The euro dipped on Thursday but could head higher if Spain and Italy, like Portugal, also find decent demand for their debt, while U.S. oil prices crept up to $92 a barrel, potentially straining consumers who are already watching food prices climb.

Promises from China and Japan to support Europe through its fiscal crisis have also helped to keep the euro around $1.31 and the closeout of small bets against the euro could push it up above $1.32 in the near term, particularly as global equity markets hit two-year highs.
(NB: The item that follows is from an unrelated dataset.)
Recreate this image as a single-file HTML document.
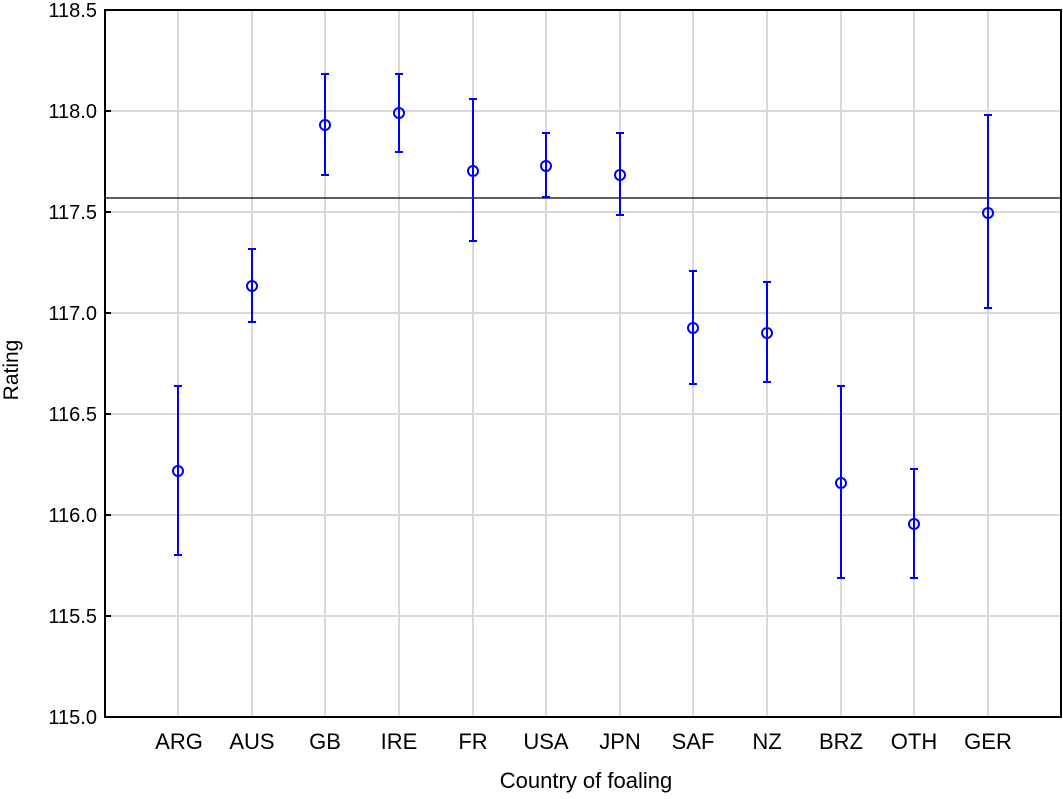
<!DOCTYPE html>
<html><head><style>body{margin:0;background:#fff}</style></head><body>
<svg width="1063" height="794" xmlns="http://www.w3.org/2000/svg" font-family="Liberation Sans, Arial, sans-serif" font-size="20">
<g stroke="#d9d9d9" stroke-width="2">
<line x1="105" x2="1061" y1="111" y2="111"/><line x1="105" x2="1061" y1="212" y2="212"/><line x1="105" x2="1061" y1="313" y2="313"/><line x1="105" x2="1061" y1="414" y2="414"/><line x1="105" x2="1061" y1="515" y2="515"/><line x1="105" x2="1061" y1="616" y2="616"/>
<line x1="178" x2="178" y1="10" y2="717"/><line x1="252" x2="252" y1="10" y2="717"/><line x1="325" x2="325" y1="10" y2="717"/><line x1="399" x2="399" y1="10" y2="717"/><line x1="473" x2="473" y1="10" y2="717"/><line x1="546" x2="546" y1="10" y2="717"/><line x1="620" x2="620" y1="10" y2="717"/><line x1="693" x2="693" y1="10" y2="717"/><line x1="767" x2="767" y1="10" y2="717"/><line x1="841" x2="841" y1="10" y2="717"/><line x1="914" x2="914" y1="10" y2="717"/><line x1="988" x2="988" y1="10" y2="717"/>
</g>
<line x1="105" x2="1061" y1="198" y2="198" stroke="#000" stroke-width="1.3"/>
<rect x="105" y="10" width="956" height="707" fill="none" stroke="#000" stroke-width="2"/>
<g stroke="#000" stroke-width="2">
<line x1="105" x2="111" y1="111" y2="111"/><line x1="105" x2="111" y1="212" y2="212"/><line x1="105" x2="111" y1="313" y2="313"/><line x1="105" x2="111" y1="414" y2="414"/><line x1="105" x2="111" y1="515" y2="515"/><line x1="105" x2="111" y1="616" y2="616"/>
</g>
<g text-anchor="end" fill="#000">
<text x="97" y="17">118.5</text><text x="97" y="118">118.0</text><text x="97" y="219">117.5</text><text x="97" y="320">117.0</text><text x="97" y="421">116.5</text><text x="97" y="522">116.0</text><text x="97" y="623">115.5</text><text x="97" y="724">115.0</text>
</g>
<g text-anchor="middle" fill="#000" font-size="22">
<text x="179" y="749">ARG</text><text x="252" y="749">AUS</text><text x="325" y="749">GB</text><text x="399" y="749">IRE</text><text x="473" y="749">FR</text><text x="546" y="749">USA</text><text x="620" y="749">JPN</text><text x="693" y="749">SAF</text><text x="767" y="749">NZ</text><text x="841" y="749">BRZ</text><text x="914" y="749">OTH</text><text x="988" y="749">GER</text>
<text x="586" y="788">Country of foaling</text>
<text transform="translate(18,370) rotate(-90)" font-size="21">Rating</text>
</g>
<g stroke="#0000ff" stroke-width="2" fill="none">
<path d="M178 386V555M174 386h8M174 555h8"/><circle cx="178" cy="471" r="5"/>
<path d="M252 249V322M248 249h8M248 322h8"/><circle cx="252" cy="286" r="5"/>
<path d="M325 74V175M321 74h8M321 175h8"/><circle cx="325" cy="125" r="5"/>
<path d="M399 74V152M395 74h8M395 152h8"/><circle cx="399" cy="113" r="5"/>
<path d="M473 99V241M469 99h8M469 241h8"/><circle cx="473" cy="171" r="5"/>
<path d="M546 133V197M542 133h8M542 197h8"/><circle cx="546" cy="166" r="5"/>
<path d="M620 133V215M616 133h8M616 215h8"/><circle cx="620" cy="175" r="5"/>
<path d="M693 271V384M689 271h8M689 384h8"/><circle cx="693" cy="328" r="5"/>
<path d="M767 282V382M763 282h8M763 382h8"/><circle cx="767" cy="333" r="5"/>
<path d="M841 386V578M837 386h8M837 578h8"/><circle cx="841" cy="483" r="5"/>
<path d="M914 469V578M910 469h8M910 578h8"/><circle cx="914" cy="524" r="5"/>
<path d="M988 115V308M984 115h8M984 308h8"/><circle cx="988" cy="213" r="5"/>
</g>
</svg>
</body></html>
The euro zone's financing troubles have generally dragged on investors' appetite for risk taking, though signs that highly indebted European countries are able to tap capital markets albeit at high borrowing costs, may put risk seeking back in play.

Japan's Nikkei share average <.N225> rose 0.7 percent to an eight-month high, with stocks of large exporters among the biggest boosts to the index.

The strong bond auction in Portugal has calmed the markets and with no major negative factors in sight, foreign funds continue buying lagging banking and property shares, said Mitsushige Akino, chief fund manager at Ichiyoshi Investment Management, in Tokyo.

Japanese bank stocks outperformed for a second day as foreign investors kept loading up on previously underweighted financials. Shares of Mitsubishi UFJ Financial Group <8306.T>, Japan's biggest bank by assets, gained 1.3 percent.

HSBC Holdings <0005.HK> was in focus on Thursday after its London-listed shares climbed 3.8 percent overnight, the biggest single-day gain since August 2010.

The Hong Kong-listed shares of the company were up 1.2 percent and have risen 8.5 percent so far in January on heavy trading volumes, as investors bet the bank would catch up with the share price gains of rival Standard Chartered Plc <2888.HK>.

The MSCI index of Asia Pacific shares outside Japan was up 0.6 percent <.MIAPJ0000PUS>, within striking distance of a 2-1/2-year high that has been tested twice in the past two months.

The materials and financial sectors led gains in the MSCI index.

The MSCI all-country world index edged up to the highest since September 2, 2008 <.MIWD00000PUS>, having risen 20 percent since September 2010, when investors began to factor in the impact of further monetary easing by the Federal Reserve.


The euro was holding at $1.3100, down 0.2 percent on the day but up around 1.8 percent so far on the week.

Traders may take a shot at the low from January 3 at $1.3248 in the next few sessions, though that probably depends on how well Spain's 3 billion euro two-year bond auction and Italy's combined 7 billion euro debt auctions go.

We can't help feeling that the bounce in sentiment will prove temporary and whilst it may continue over the short-term with attendant upside risks for the euro, it is unlikely to last for long unless concrete measures are unveiled by the authorities in Europe, Mitul Kotecha, global head of foreign exchange strategy with Credit Agricole CIB in Hong Kong, said in a note.

For now, Portugal's successful fund raising in the bond market, and at a lower cost for its 10-year debt issue, along with encouraging euro zone industrial production data, helped put a spring in the step of the common currency.

U.S. crude oil prices edged up 0.1 percent, to $91.94 a barrel after crude stocks in the world's largest oil user fell more than expected and a cold weather stoked demand for heating oil in the U.S. Northeast.

Brent crude for February delivery was up 0.2 percent to $98.35 a barrel, closing in on the milestone of $100.

Food inflation remained a global concern, with no apparent let up in climbing prices.

U.S. corn futures jumped 1.5 percent on Thursday, while soybeans rose nearly 1 percent to their highest in almost 2-1/2 years, buoyed by a surprisingly deep cut in the U.S. Agriculture Department's forecast for U.S. corn and soybean stocks.